Monday, 1 June 2015

Cheap at the price? Ukraine Supreme Court upholds Lily Allen infringement claim

The Ukrainian Supreme Commercial Court has recently ruled in favour of Ukrainian record company Comp Music Publishing in its copyright dispute against Astelit, one of the largest Ukrainian mobile telephone network operators, which trades under the life:) trade mark. Comp Music Publishing sought compensation for infringement of copyright owned by its client, the multinational music recording and publishing company EMI Music Publishing.

Between February and March 2010, life:) conducted an advertising campaign in which it ran a total of 4,369 broadcasts of a commercial, on 20 Ukrainian TV channels, that contained a musical composition based on the British recording artist Lily Allen’s 2009 hit single F*** You, authored by Lily Allen and American producer and songwriter Greg Kurstin.

In response to the copyright infringement allegation. Astelit claimed that the music was produced by its contractor, Shootgroup, which had employed the composer Vitaliy Rozinko, who only used part of the disputed song in his remix. In proceedings before the Kiev Commercial Court against Astelit, Shootgroup and Rozinko, Comp maintained that it had the exclusive rights to the song in Ukraine, under an agreement with EMI, demanding  21,000 euro (US$ 23,000) in damages. After two years of litigation, the Supreme Commercial Court of Ukraine has recently upheld the claim and awarded the damages sought.

Source: Olga Goncharova, "Lily Allen Song Basis Of Copyright Infringement Battle In Ukraine", in a Petosevic news item based on the Ukrainian newspaper Ekonomichna Pravda and the State Register of Court Decisions.
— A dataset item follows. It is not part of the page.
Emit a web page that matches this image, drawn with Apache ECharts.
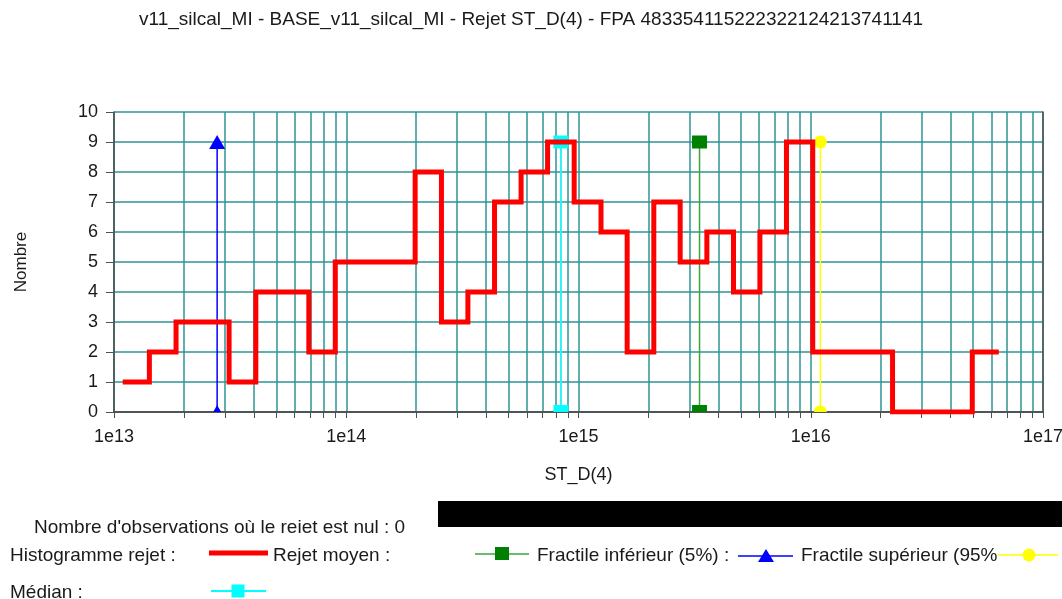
<!DOCTYPE html>
<html>
<head>
<meta charset="utf-8">
<script src="https://cdn.jsdelivr.net/npm/echarts@6/dist/echarts.min.js"></script>
<style>
  html, body { margin: 0; padding: 0; background: #fff; }
  #chart { width: 1062px; height: 599px; }
</style>
</head>
<body>
<div id="chart"></div>
<script>
const chartTitle = 'v11_silcal_MI - BASE_v11_silcal_MI - Rejet ST_D(4) - FPA 483354115222322124213741141'

// histogram of the rejet: bin edges on ST_D(4) and count in each bin
const binEdges = [
  1.09e13, 1.42e13, 1.85e13, 2.41e13, 3.13e13, 4.08e13, 5.30e13, 6.90e13, 8.97e13,
  1.17e14, 1.52e14, 1.98e14, 2.57e14, 3.34e14, 4.35e14, 5.66e14, 7.36e14, 9.58e14,
  1.25e15, 1.62e15, 2.11e15, 2.74e15, 3.57e15, 4.65e15, 6.04e15, 7.86e15,
  1.02e16, 1.33e16, 1.73e16, 2.25e16, 2.93e16, 3.81e16, 4.96e16, 6.45e16
]
const binCounts = [1, 2, 3, 3, 1, 4, 4, 2, 5, 5, 5, 8, 3, 4, 7, 8, 9, 7, 6, 2, 7, 5, 6, 4, 6, 9, 2, 2, 2, 0, 0, 0, 2]

// statistics shown as vertical markers
const rejetMoyen = 3.32e15
const fractileInf = 2.78e13
const fractileSup = 1.10e16
const median = 8.40e14
const markerHeight = 9

const FONT = 'Liberation Sans, Arial, sans-serif'
const TEXT = '#1a1a1a'
const GRID = '#2f9595'
const AXIS = '#505050'

// step line: each bin drawn from its left edge, last point closes the final bin
const histData = binCounts.map((c, i) => [binEdges[i], c])
histData.push([binEdges[binEdges.length - 1], binCounts[binCounts.length - 1]])

const halfDisk = 'path://M0,10A10,10,0,0,1,20,10Z'

// vertical marker from 0 up to markerHeight; bottom symbol is cut by the axis
const marker = (name, x, color, lineColor, lineWidth, symbol, size, bottomSymbol, bottomSize) => ({
  name,
  type: 'line',
  animation: false,
  silent: true,
  z: 3,
  data: [
    { value: [x, 0], symbol: bottomSymbol, symbolSize: bottomSize, symbolOffset: [0, -bottomSize[1] / 2] },
    { value: [x, markerHeight], symbol: symbol, symbolSize: size }
  ],
  showSymbol: true,
  lineStyle: { color: lineColor, width: lineWidth },
  itemStyle: { color: color }
})

const chart = echarts.init(document.getElementById('chart'))

const legendText = (x, y, text) => ({
  type: 'text', left: x, top: y - 9,
  style: { text, font: '19px ' + FONT, fill: TEXT }
})
const legendLine = (x1, x2, y, color, width) => ({
  type: 'line', shape: { x1, y1: y, x2, y2: y }, style: { stroke: color, lineWidth: width }
})

chart.setOption({
  backgroundColor: '#fff',
  animation: false,
  title: {
    text: chartTitle,
    left: 'center',
    top: 5,
    textStyle: { fontFamily: FONT, fontSize: 19, fontWeight: 'normal', color: TEXT }
  },
  grid: { left: 114, right: 19, top: 112, bottom: 187, outerBoundsMode: 'none', containLabel: false },
  xAxis: [{
    type: 'log',
    logBase: 10,
    min: 1e13,
    max: 1e17,
    name: 'ST_D(4)',
    nameLocation: 'middle',
    nameGap: 54,
    nameTextStyle: { fontFamily: FONT, fontSize: 18, color: TEXT },
    axisLine: { lineStyle: { color: AXIS, width: 1.5 } },
    axisTick: { length: 6, lineStyle: { color: AXIS, width: 1 } },
    minorTick: { show: true, splitNumber: 9, length: 6, lineStyle: { color: AXIS, width: 1 } },
    splitLine: { show: true, lineStyle: { color: GRID, width: 1.5 } },
    minorSplitLine: { show: true, lineStyle: { color: GRID, width: 1.5 } },
    axisLabel: {
      margin: 16,
      fontFamily: FONT, fontSize: 18, color: TEXT,
      formatter: v => '1e' + Math.round(Math.log10(v))
    }
  }, {
    type: 'log', min: 1e13, max: 1e17, position: 'top',
    axisLine: { show: true, lineStyle: { color: AXIS, width: 1.5 } },
    axisTick: { show: false }, axisLabel: { show: false }, splitLine: { show: false }
  }],
  yAxis: [{
    type: 'value',
    min: 0,
    max: 10,
    interval: 1,
    name: 'Nombre',
    nameLocation: 'middle',
    nameGap: 84,
    nameTextStyle: { fontFamily: FONT, fontSize: 17, color: TEXT },
    axisLine: { show: true, lineStyle: { color: AXIS, width: 1.5 } },
    axisTick: { show: true, length: 8, lineStyle: { color: AXIS, width: 1 } },
    splitLine: { show: true, lineStyle: { color: GRID, width: 1.5 } },
    axisLabel: { margin: 16, fontFamily: FONT, fontSize: 18, color: TEXT }
  }, {
    type: 'value', min: 0, max: 10, position: 'right',
    axisLine: { show: true, lineStyle: { color: AXIS, width: 1.5 } },
    axisTick: { show: false }, axisLabel: { show: false }, splitLine: { show: false }
  }],
  series: [
    {
      name: 'Histogramme rejet',
      type: 'line',
      step: 'end',
      data: histData,
      showSymbol: false,
      silent: true,
      z: 4,
      lineStyle: { color: '#ff0000', width: 5, join: 'miter', cap: 'butt' }
    },
    marker('Fractile inférieur (5%)', fractileInf, '#0000ff', '#0000ff', 1.5, 'triangle', [16, 14], 'triangle', [8, 7]),
    marker('Médian', median, '#00ffff', '#2ef0f0', 2, 'rect', [15, 13], 'rect', [15, 7]),
    marker('Rejet moyen', rejetMoyen, '#008000', '#3aa63a', 1.5, 'rect', [15, 13], 'rect', [15, 7]),
    marker('Fractile supérieur (95%)', fractileSup, '#ffff00', '#ffff00', 1.5, 'circle', [13, 13], halfDisk, [13, 6.5])
  ],
  graphic: [
    legendText(34, 527, "Nombre d'observations où le reiet est nul : 0"),
    { type: 'rect', shape: { x: 438, y: 501, width: 624, height: 26 }, style: { fill: '#000' } },
    legendText(10, 555, 'Histogramme rejet :'),
    legendLine(209, 268, 553, '#ff0000', 5),
    legendText(273, 555, 'Rejet moyen :'),
    legendLine(475, 529, 554, '#3aa63a', 1.5),
    { type: 'rect', shape: { x: 495, y: 547, width: 14, height: 13 }, style: { fill: '#008000' } },
    legendText(537, 555, 'Fractile inférieur (5%) :'),
    legendLine(738, 793, 556, '#0000ff', 1.5),
    { type: 'polygon', shape: { points: [[766, 549], [758, 562], [774, 562]] }, style: { fill: '#0000ff' } },
    legendText(801, 555, 'Fractile supérieur (95%'),
    legendLine(998, 1058, 555, '#ffff00', 1.5),
    { type: 'circle', shape: { cx: 1029, cy: 555, r: 6.5 }, style: { fill: '#ffff00' } },
    legendText(10, 592, 'Médian :'),
    legendLine(211, 266, 591, '#00ffff', 2),
    { type: 'rect', shape: { x: 231.5, y: 584.5, width: 13, height: 13 }, style: { fill: '#00ffff' } }
  ]
})

window.addEventListener('resize', () => chart.resize())
</script>
</body>
</html>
You can read the full judgment in Ukrainian (assuming that you can read Ukrainian) here

This blogger notes that the damages paid out by Astelit worked out at 4.81 euros per broadcast. A bargain?

1 comment:

Linas said...

Note that this occurred after a massive devaluation of the country's currency following a military conflict. The damages could have been three or four times as high in Euro had it been settled a few years ago.